In this age where vitriol is worth more political capital than sound policy, it is the rare issue that enjoys bipartisan support. Criminal justice is one such issue. The state of our criminal justice system is simply so bad, the political climate for change so good, that it would be an epic desertion of our civic duties -- and of the pressure we as voters possess -- to let the 2016 election slip by without electoral promises of far-reaching reform.

Which is why criminal justice must be a key issue for 2016 voters.

As Congressman Jim Sensenbrenner recently wrote, the rational voter needs little persuasion: For the past 30 years, our federal prison population has quadrupled -- from a 1980 population of 500,000 inmates to more than 2.3 million incarcerated human beings today. Over that same period, prison spending has surged by almost 600 percent. We waste 25 percent of the Justice Department's budget on the nation's bloated penal machinery. Imagine where else that 25 percent could go -- to roads and railroads, to schools and healthcare, to the improvement rather than the degradation of human life.

But no. That 25 percent is instead flowing to the building and maintenance of glorified cages.

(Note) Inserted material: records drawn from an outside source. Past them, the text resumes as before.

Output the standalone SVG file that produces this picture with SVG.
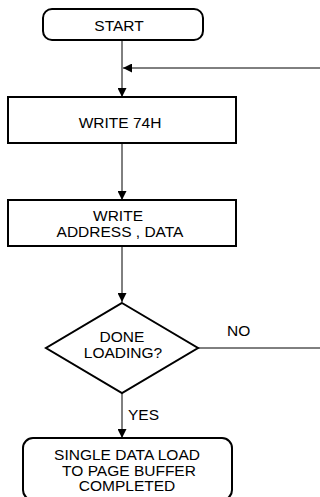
<svg xmlns="http://www.w3.org/2000/svg" width="320" height="497" viewBox="0 0 320 497">
<defs>
<style>
.box{fill:#fff;stroke:#000;stroke-width:2}
.ln{fill:none;stroke:#000;stroke-width:1}
.t{font-family:"Liberation Sans",Arial,sans-serif;font-size:15.5px;fill:#000;text-anchor:middle}
.l{font-family:"Liberation Sans",Arial,sans-serif;font-size:15.5px;fill:#000}
</style>
<marker id="ah" markerWidth="9" markerHeight="9" refX="9" refY="4.5" orient="auto" markerUnits="userSpaceOnUse">
<path d="M0,0 L9,4.5 L0,9 Z" fill="#000"/>
</marker>
</defs>
<g id="connectors">
<line class="ln" x1="122" y1="40" x2="122" y2="97" marker-end="url(#ah)"/>
<line class="ln" x1="320" y1="68" x2="123" y2="68" marker-end="url(#ah)"/>
<line class="ln" x1="122" y1="143" x2="122" y2="200" marker-end="url(#ah)"/>
<line class="ln" x1="122" y1="246" x2="122" y2="302" marker-end="url(#ah)"/>
<line class="ln" x1="198" y1="348" x2="320" y2="348"/>
<line class="ln" x1="122" y1="393" x2="122" y2="438" marker-end="url(#ah)"/>
<text class="l" x="227" y="336">NO</text>
<text class="l" x="128" y="420">YES</text>
</g>
<g id="start">
<rect class="box" x="43" y="9" width="160" height="31" rx="9"/>
<text class="t" x="119" y="31">START</text>
</g>
<g id="write74h">
<rect class="box" x="8" y="97" width="228" height="46"/>
<text class="t" x="120" y="128">WRITE 74H</text>
</g>
<g id="writeaddr">
<rect class="box" x="8" y="200" width="228" height="46"/>
<text class="t" x="118" y="221">WRITE</text>
<text class="t" x="120" y="236.5">ADDRESS , DATA</text>
</g>
<g id="done">
<polygon class="box" points="122,303 198,348 122,393 46,348"/>
<text class="t" x="122" y="342">DONE</text>
<text class="t" x="123" y="357.5">LOADING?</text>
</g>
<g id="complete">
<rect class="box" x="23" y="438" width="209" height="62" rx="10"/>
<text class="t" x="127" y="460">SINGLE DATA LOAD</text>
<text class="t" x="129" y="475.5">TO PAGE BUFFER</text>
<text class="t" x="127" y="491">COMPLETED</text>
</g>
</svg>
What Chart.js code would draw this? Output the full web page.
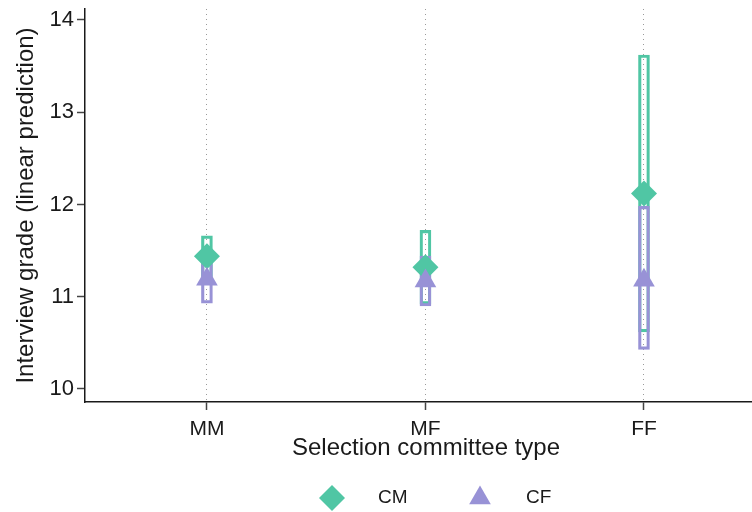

And the wretched inhabitants of these pens are habitually imprisoned for nothing more than possessing the wrong sort of plant. Or for other victimless crimes, too often "wrongs" that are anything but what a criminal justice theorist would call malum in se, what the rest of us would call "bad."

Any 2016 contender that skims over criminal justice reform is a subpar candidate. Period. Because the topic is about more than criminality; it touches everything from the economy to the personal and family lives of millions of Americans. Reform can drag our country up, finally, to the standards that other industrialized nations have been meeting for decades now, in the process lessening the suffering of millions of our fellows.

In light of the first Republican primary debate, we must demand candidates outline their plans -- their detailed plans -- for criminal justice reform. At the very least, these blueprints should include the further decriminalization of petty drug offenses; hopefully (I won't hold my breath), these plans will include an end to the prison-industrial complex, that disgusting industry that profits from black pits of human pain, suffering, and misery.

Because we deserve a criminal justice system that reflects our country's values -- harshness, yes, but also forgiveness; rugged individuality, of course, but also a fighting chance for paroled inmates and for those who've served their time; and, finally, proportional punishments that don't steal decades of a young person's life for petty drug offenses.

Our country's ideals are better, far better, than the reality of our current criminal justice system. Let's drag our reality up to our ideals.

And let's lay the groundwork in 2016.